Antes de la vuelta de la democracia, Palau fue convocado por el candidato justicialista a la Presidencia, Italo Luder. La victoria radical no permitió que volviera a la Secretaría de Agricultura, pero asesoró a los gobernadores del PJ. Luego Palau presidió la Comisión Agropecuaria del partido, y comenzó a trabajar, de la mano de su amigo Luis Macaya, para el programa de gobierno de Antonio Cafiero en la Provincia. En el grupo había un ingeniero inquieto e interesado en la soja: Felipe Solá.

Tras la muerte de Palau, la posta la tomó quien años después fue gobernador de Buenos Aires. Durante la presidencia de Carlos Menem, Solá ocupó la Secretaría de Agricultura, Ganadería y Pesca, y tomó la decisión política de permitir la utilización del gen RR (resistente al Roundup -una marca de herbicida-), que hace resistente la soja a los venenos combativos de otras malezas. De esta manera, con la utilización de glifosato y el método de siembra directa, la oleaginosa recibe el impacto más importante para su impresionante expansión, triplicando en pocos años la superficie sembrada y casi cuadruplicando los rindes por hectárea.

Además, se da inicio a una evolución tecnológica e industrial para proveer de los elementos adecuados a los productores.
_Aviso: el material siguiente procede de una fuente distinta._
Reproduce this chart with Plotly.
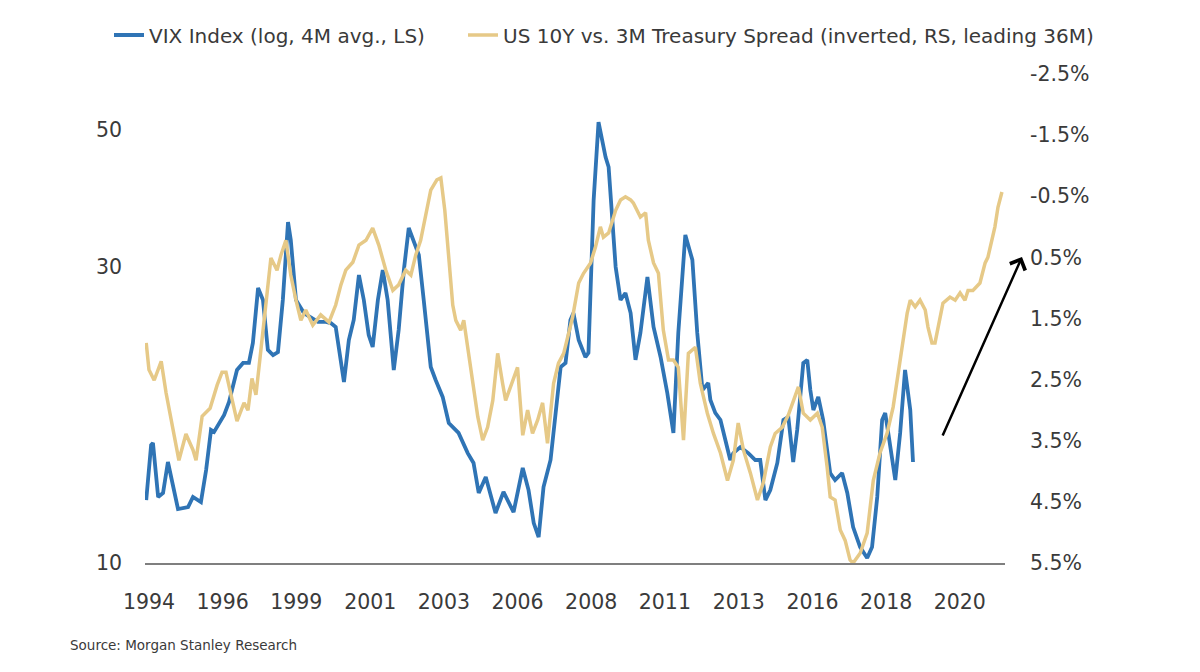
import plotly.graph_objects as go

# ---- data ----
vix_years = [1994.20, 1994.36, 1994.42, 1994.59, 1994.75, 1994.91, 1995.24, 1995.57, 1995.73, 1995.99,
             1996.16, 1996.32, 1996.42, 1996.75, 1996.91, 1997.17, 1997.37, 1997.56, 1997.69, 1997.86,
             1998.02, 1998.18, 1998.35, 1998.51, 1998.67, 1998.84, 1998.93, 1999.10, 1999.36, 1999.59,
             1999.82, 2000.08, 2000.24, 2000.40, 2000.57, 2000.67, 2000.83, 2000.99, 2001.16, 2001.32,
             2001.48, 2001.61, 2001.78, 2001.94, 2002.10, 2002.30, 2002.46, 2002.63, 2002.79, 2002.95,
             2003.12, 2003.28, 2003.51, 2003.67, 2003.90, 2004.10, 2004.42, 2004.72, 2004.91, 2005.08,
             2005.31, 2005.63, 2005.89, 2006.22, 2006.52, 2006.71, 2006.88, 2007.04, 2007.20, 2007.43,
             2007.59, 2007.76, 2007.92, 2008.08, 2008.18, 2008.35, 2008.57, 2008.67, 2008.84, 2009.00,
             2009.23, 2009.33, 2009.56, 2009.72, 2009.88, 2010.05, 2010.21, 2010.37, 2010.60, 2010.80,
             2011.03, 2011.25, 2011.45, 2011.61, 2011.84, 2012.07, 2012.23, 2012.40, 2012.59, 2012.66,
             2012.82, 2012.99, 2013.15, 2013.31, 2013.41, 2013.64, 2013.90, 2014.13, 2014.29, 2014.46,
             2014.62, 2014.85, 2015.05, 2015.21, 2015.37, 2015.50, 2015.60, 2015.70, 2015.83, 2015.93,
             2016.03, 2016.19, 2016.35, 2016.58, 2016.74, 2016.97, 2017.14, 2017.33, 2017.56, 2017.79,
             2017.95, 2018.12, 2018.28, 2018.38, 2018.48, 2018.71, 2018.87, 2019.03, 2019.20, 2019.29]
vix_values = [12.63, 15.50, 15.62, 12.78, 12.97, 14.55, 12.22, 12.31, 12.78, 12.54,
              14.12, 16.39, 16.27, 17.33, 18.19, 20.48, 21.02, 21.02, 22.64, 27.77,
              26.56, 22.06, 21.65, 21.89, 26.56, 35.48, 33.19, 26.56, 25.30, 24.84,
              24.48, 24.48, 24.38, 24.02, 21.26, 19.58, 22.89, 24.66, 29.14, 26.56,
              23.32, 22.31, 26.56, 29.69, 26.56, 20.48, 23.76, 29.69, 34.70, 33.19,
              31.40, 26.56, 20.71, 19.73, 18.53, 16.82, 16.21, 15.04, 14.50, 12.97,
              13.76, 12.04, 13.02, 12.08, 14.23, 13.11, 11.60, 11.01, 13.26, 14.66,
              17.20, 20.71, 21.02, 24.66, 25.30, 22.89, 21.49, 21.82, 38.50, 51.43,
              45.16, 43.52, 30.02, 26.56, 27.26, 25.30, 21.26, 23.50, 28.93, 24.02,
              21.49, 18.80, 16.21, 23.50, 33.81, 30.82, 23.50, 19.01, 19.51, 18.32,
              17.46, 17.01, 15.79, 14.66, 15.04, 15.38, 15.04, 14.66, 14.66, 12.63,
              13.11, 14.50, 17.01, 17.20, 14.55, 16.39, 18.53, 21.02, 21.26, 19.01,
              17.65, 18.53, 17.01, 13.97, 13.61, 13.97, 12.97, 11.43, 10.61, 10.19,
              10.61, 12.78, 17.01, 17.46, 16.21, 13.61, 16.21, 20.48, 17.65, 14.55]

spread_years = [1994.20, 1994.29, 1994.46, 1994.69, 1994.85, 1994.98, 1995.11, 1995.27, 1995.50, 1995.73,
                1995.83, 1996.03, 1996.29, 1996.52, 1996.68, 1996.81, 1996.94, 1997.17, 1997.40, 1997.53,
                1997.66, 1997.79, 1997.89, 1998.02, 1998.12, 1998.28, 1998.48, 1998.61, 1998.77, 1998.93,
                1999.10, 1999.26, 1999.42, 1999.65, 1999.91, 2000.18, 2000.40, 2000.57, 2000.73, 2000.96,
                2001.16, 2001.39, 2001.61, 2001.81, 2002.04, 2002.27, 2002.46, 2002.69, 2002.86, 2003.02,
                2003.18, 2003.35, 2003.51, 2003.71, 2003.84, 2003.97, 2004.10, 2004.23, 2004.33, 2004.49,
                2004.59, 2004.82, 2005.05, 2005.21, 2005.37, 2005.54, 2005.70, 2005.86, 2005.96, 2006.12,
                2006.35, 2006.52, 2006.68, 2006.84, 2007.01, 2007.17, 2007.33, 2007.53, 2007.69, 2007.86,
                2008.02, 2008.15, 2008.35, 2008.51, 2008.74, 2008.90, 2009.06, 2009.16, 2009.33, 2009.56,
                2009.72, 2009.88, 2010.05, 2010.14, 2010.37, 2010.54, 2010.63, 2010.80, 2010.96, 2011.12,
                2011.29, 2011.45, 2011.61, 2011.78, 2011.94, 2012.17, 2012.33, 2012.56, 2012.76, 2012.99,
                2013.22, 2013.41, 2013.57, 2013.74, 2013.97, 2014.20, 2014.39, 2014.62, 2014.78, 2015.01,
                2015.21, 2015.37, 2015.54, 2015.70, 2015.93, 2016.16, 2016.32, 2016.48, 2016.58, 2016.74,
                2016.91, 2017.07, 2017.23, 2017.33, 2017.56, 2017.79, 2017.99, 2018.21, 2018.44, 2018.64,
                2018.80, 2018.97, 2019.10, 2019.20, 2019.36, 2019.52, 2019.69, 2019.78, 2019.91, 2020.01,
                2020.11, 2020.27, 2020.50, 2020.67, 2020.83, 2020.99, 2021.09, 2021.25, 2021.48, 2021.65,
                2021.74, 2021.88, 2021.97, 2022.07, 2022.20]
spread_values = [1.90, 2.34, 2.51, 2.20, 2.72, 3.08, 3.38, 3.82, 3.39, 3.65,
                 3.82, 3.10, 2.97, 2.59, 2.38, 2.38, 2.67, 3.18, 2.88, 3.00,
                 2.48, 2.75, 2.30, 1.74, 1.20, 0.51, 0.71, 0.46, 0.22, 0.79,
                 1.20, 1.53, 1.36, 1.61, 1.44, 1.56, 1.28, 0.95, 0.71, 0.58,
                 0.30, 0.22, 0.02, 0.30, 0.71, 1.04, 0.95, 0.71, 0.79, 0.46,
                 0.22, -0.19, -0.60, -0.77, -0.80, -0.27, 0.54, 1.28, 1.53, 1.69,
                 1.53, 2.30, 3.11, 3.49, 3.28, 2.84, 2.07, 2.56, 2.84, 2.62,
                 2.30, 3.41, 3.00, 3.38, 3.16, 2.88, 3.54, 2.56, 2.23, 2.07,
                 1.74, 1.48, 0.92, 0.76, 0.59, 0.33, 0.00, 0.17, 0.10, -0.27,
                 -0.44, -0.49, -0.44, -0.39, -0.16, -0.23, 0.22, 0.59, 0.76, 1.69,
                 2.18, 2.18, 2.30, 3.49, 2.07, 1.97, 2.56, 3.05, 3.38, 3.70,
                 4.15, 3.82, 3.21, 3.65, 4.03, 4.47, 4.19, 3.60, 3.38, 3.28,
                 3.08, 2.84, 2.62, 3.05, 3.16, 3.05, 3.28, 3.93, 4.42, 4.47,
                 4.96, 5.13, 5.45, 5.50, 5.34, 5.01, 4.15, 3.70, 3.38, 2.95,
                 2.39, 1.85, 1.41, 1.20, 1.31, 1.20, 1.36, 1.64, 1.90, 1.90,
                 1.64, 1.25, 1.15, 1.20, 1.08, 1.20, 1.04, 1.04, 0.92, 0.59,
                 0.50, 0.17, 0.00, -0.32, -0.57]

x_tick_pos = [1994.29, 1996.70, 1999.11, 2001.53, 2003.94, 2006.35,
              2008.76, 2011.17, 2013.59, 2016.00, 2018.41, 2020.82]
x_tick_labels = ["1994", "1996", "1999", "2001", "2003", "2006",
                 "2008", "2011", "2013", "2016", "2018", "2020"]
vix_ticks = [10, 30, 50]
vix_tick_labels = ["10", "30", "50"]
spread_ticks = [-2.5, -1.5, -0.5, 0.5, 1.5, 2.5, 3.5, 4.5, 5.5]
spread_tick_labels = ["-2.5%", "-1.5%", "-0.5%", "0.5%", "1.5%", "2.5%", "3.5%", "4.5%", "5.5%"]

vix_name = "VIX Index (log, 4M avg., LS)"
spread_name = "US 10Y vs. 3M Treasury Spread (inverted, RS, leading 36M)"
source_text = "Source: Morgan Stanley Research"

BLUE = "#2F74B5"
GOLD = "#E6C987"
TEXT = "#3a3a3a"
FONT = "DejaVu Sans"

fig = go.Figure()
fig.add_trace(go.Scatter(x=vix_years, y=vix_values, name=vix_name, mode="lines",
                         line=dict(color=BLUE, width=3.8), yaxis="y", legend="legend"))
fig.add_trace(go.Scatter(x=spread_years, y=spread_values, name=spread_name, mode="lines",
                         line=dict(color=GOLD, width=3.5), yaxis="y2", legend="legend2"))

legend_common = dict(orientation="h", xref="container", yref="container",
                     xanchor="left", yanchor="middle",
                     font=dict(family=FONT, size=20, color=TEXT), bgcolor="rgba(0,0,0,0)")

fig.update_layout(
    width=1200, height=672,
    margin=dict(l=145, r=195, t=74, b=109, autoexpand=False),
    paper_bgcolor="white", plot_bgcolor="white",
    font=dict(family=FONT, color=TEXT),
    showlegend=True,
    legend=dict(x=109 / 1200, y=1 - 35 / 672, **legend_common),
    legend2=dict(x=463 / 1200, y=1 - 35 / 672, **legend_common),
    xaxis=dict(range=[1994.16, 2022.30], tickmode="array", tickvals=x_tick_pos, ticktext=x_tick_labels,
               showgrid=False, zeroline=False, showline=True, linecolor="#7f7f7f", linewidth=1.5,
               ticks="", ticklabelstandoff=20, tickfont=dict(family=FONT, size=20.5, color=TEXT)),
    yaxis=dict(type="log", range=[1, 1.7887], tickmode="array", tickvals=vix_ticks, ticktext=vix_tick_labels,
               showgrid=False, zeroline=False, showline=False, ticks="", ticklabelstandoff=22,
               tickfont=dict(family=FONT, size=20.5, color=TEXT)),
    yaxis2=dict(range=[5.5, -2.5], overlaying="y", side="right", tickmode="array",
                tickvals=spread_ticks, ticktext=spread_tick_labels,
                showgrid=False, zeroline=False, showline=False, ticks="", ticklabelstandoff=24,
                tickfont=dict(family=FONT, size=20.5, color=TEXT)),
)

fig.add_annotation(text=source_text, xref="paper", yref="paper",
                   x=(68 - 145) / 860, y=(563 - 645) / 489, xanchor="left", yanchor="middle",
                   showarrow=False, font=dict(family=FONT, size=13.5, color=TEXT))

fig.add_annotation(text="", xref="paper", yref="paper",
                   x=(1022 - 145) / 860, y=(563 - 257) / 489, ax=-80, ay=180,
                   showarrow=True, arrowhead=4, arrowsize=1.3, arrowwidth=2.5, arrowcolor="black")

fig.write_html("out.html")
También al peronismo corresponde la decisión política de usarla como usina de recursos que servirían para cubrir necesidades básicas en un país devastado por la crisis. Eduardo Duhalde aprobó la sugerencia del ministro de Economía Jorge Remes Lenicov, y pese al pataleo del campo, se instalaron las retenciones. Su progresiva suba operó directamente en la gordura de las cuentas fiscales. Ahora, en pos de la redistribución de la riqueza, la suba de lo pretendido por el Gobierno desató el histórico paro y abrió una nueva discusión en el país.

Algunos consideran que “el Gobierno absorbe y no devuelve, y después acusa al productor y a los pooles de ser los responsables exclusivos de la degradación de recursos”. Creen que para que ello no suceda debe haber políticas de Estado adecuadas. Lo que nadie discute, pese a comentarios despectivos desde el mismísimo Gobierno, es el origen y expansión peronista de la soja.